Personal information
- Born: August 20, 1983 (age 42) Los Angeles, California, U.S.
- Listed height: 6 ft 2 in (1.88 m)
- Listed weight: 216 lb (98 kg)

Career information
- High school: Pomona (Pomona, California)
- College: Washington State (2000-2004)
- NFL draft: 2005: 7th round, 231st overall pick

Career history
- Tampa Bay Buccaneers (2005)*; Denver Broncos (2005–2008); Cleveland Browns (2008); Arizona Cardinals (2009–2011);
- * Offseason or practice squad member only

Career NFL statistics
- Total tackles: 88
- Forced fumbles: 3
- Fumble recoveries: 1
- Pass deflections: 5
- Stats at Pro Football Reference

= Hamza Abdullah =

American football player (born 1983)

Hamza Muhammad Abdullah (born August 20, 1983) is an American former professional football player who was a safety in the National Football League (NFL). He was selected by the Tampa Bay Buccaneers in the seventh round of the 2005 NFL draft. He played college football for the Washington State Cougars.

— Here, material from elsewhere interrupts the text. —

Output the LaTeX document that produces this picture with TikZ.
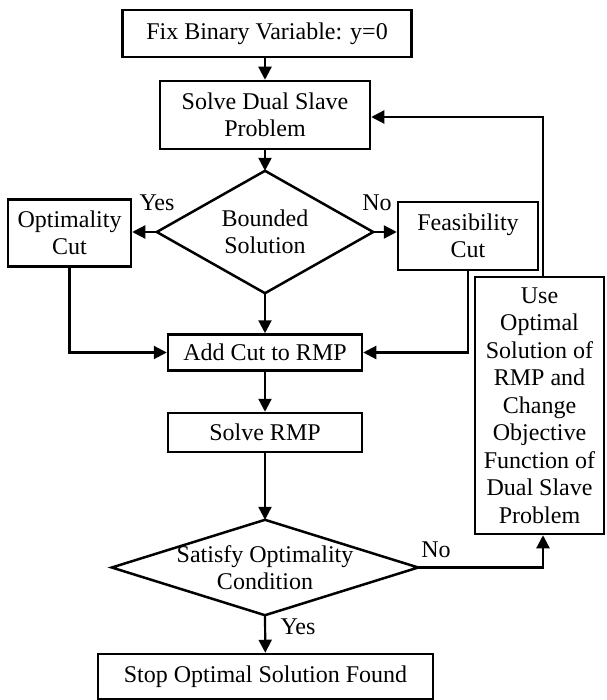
\documentclass[tikz,border=0pt]{standalone}
\usepackage{fontspec}
\setmainfont{Liberation Serif}
\usetikzlibrary{arrows.meta}
\begin{document}
\begin{tikzpicture}[x=1pt,y=-1pt,
  every node/.style={font=\fontsize{24pt}{27.5pt}\selectfont},
  box/.style={draw,line width=2.5pt,inner sep=0pt,align=center},
  dshape/.style={inner sep=0pt,align=center},
  arr/.style={line width=2.2pt,-{Triangle[length=13pt,width=13pt]}},
  con/.style={line width=2.2pt},
  lbl/.style={inner sep=0pt}]
\useasboundingbox (0,0) rectangle (606,700);
\node[box,minimum width=289pt,minimum height=47pt] (fix) at (267,33.5) {Fix Binary Variable: y=0};
\node[box,minimum width=210pt,minimum height=68pt] (dual) at (265,115) {Solve Dual Slave\\Problem};
\node[dshape,minimum width=216pt,minimum height=122pt] (bnd) at (265,232) {Bounded\\Solution};
\draw[line width=2.5pt,line join=miter] (bnd.west)--(bnd.north)--(bnd.east)--(bnd.south)--cycle;
\node[box,minimum width=123pt,minimum height=67pt] (opt) at (69.5,233) {Optimality\\Cut};
\node[box,minimum width=140pt,minimum height=68pt] (feas) at (468,236) {Feasibility\\Cut};
\node[box,minimum width=194pt,minimum height=36pt] (add) at (265,352.5) {Add Cut to RMP};
\node[box,minimum width=194pt,minimum height=39pt] (rmp) at (265,432.5) {Solve RMP};
\node[dshape,minimum width=306pt,minimum height=95pt] (sat) at (265,567.5) {Satisfy Optimality\\Condition};
\draw[line width=2.5pt,line join=miter] (sat.west)--(sat.north)--(sat.east)--(sat.south)--cycle;
\node[box,minimum width=335pt,minimum height=45pt] (stop) at (265.5,676.5) {Stop Optimal Solution Found};
\node[box,minimum width=129pt,minimum height=257pt] (use) at (539.5,405.5) {Use\\Optimal\\Solution of\\RMP and\\Change\\Objective\\Function of\\Dual Slave\\Problem};
\coordinate (usetop) at ([xshift=3.5pt]use.north);
\coordinate (usebot) at ([xshift=3.5pt]use.south);
\draw[arr] (fix.south -| dual.north) -- (dual.north);
\draw[arr] (dual) -- (bnd.north);
\draw[arr] (bnd.west) -- (bnd.west -| opt.east);
\draw[arr] (bnd.east) -- (bnd.east -| feas.west);
\draw[arr] (bnd.south) -- (add);
\draw[arr] (opt.south) |- (add.west);
\draw[arr] (feas.south) |- (add.east);
\draw[arr] (add) -- (rmp);
\draw[arr] (rmp) -- (sat.north);
\draw[arr] (sat.south) -- (stop);
\draw[arr] (sat.east) -| (usebot);
\draw[arr] (usetop) |- ([yshift=-2pt]dual.east);
\node[lbl] (yes1) at (157,203) {Yes};
\node[lbl] (no1) at (377,203) {No};
\node[lbl] (no2) at (436,550) {No};
\node[lbl] (yes2) at (298,627) {Yes};
\end{tikzpicture}
\end{document}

Abdullah was also a member of the Denver Broncos, Cleveland Browns, and Arizona Cardinals. He is the older brother of former NFL safety Husain Abdullah.

==Early life==
Abdullah was raised in Southern California and is one of twelve children in his family. He was raised as a devout Muslim. He attended Pomona High School and played under John Capraro.

==Professional career==

===Tampa Bay Buccaneers===
Abdullah was selected by the Tampa Bay Buccaneers in the seventh round (231st overall) of the 2005 NFL draft. He was waived at the end of training camp and spent the first two months of the 2005 season on the team's practice squad.

===Denver Broncos===
On November 1, 2005, Abdullah was signed off the Buccaneers' practice squad to the active roster of the Denver Broncos.

Abdullah spent the 2006 and 2007 seasons with the Broncos, playing primarily on special teams and in a reserve role. He started his first career game on November 11, 2007, against the Kansas City Chiefs, logging his first tackle against return specialist Dante Hall.

A restricted free agent in the 2008 offseason, Abdullah signed his one-year tender offer from the Broncos on April 17. He was released by the Broncos on September 23 after the team signed safety Vernon Fox.

===Cleveland Browns===
Abdullah was signed by the Cleveland Browns on October 6, 2008, after the team waived wide receiver Steve Sanders. He was waived during final cuts on September 5.

===Arizona Cardinals===
Abdullah was signed by the Arizona Cardinals on December 22, 2009, after linebacker Ali Highsmith was waived.

==Personal life==
Hamza, together with his brother Husain, chose to take the 2012 NFL season off in order to make a pilgrimage to Mecca.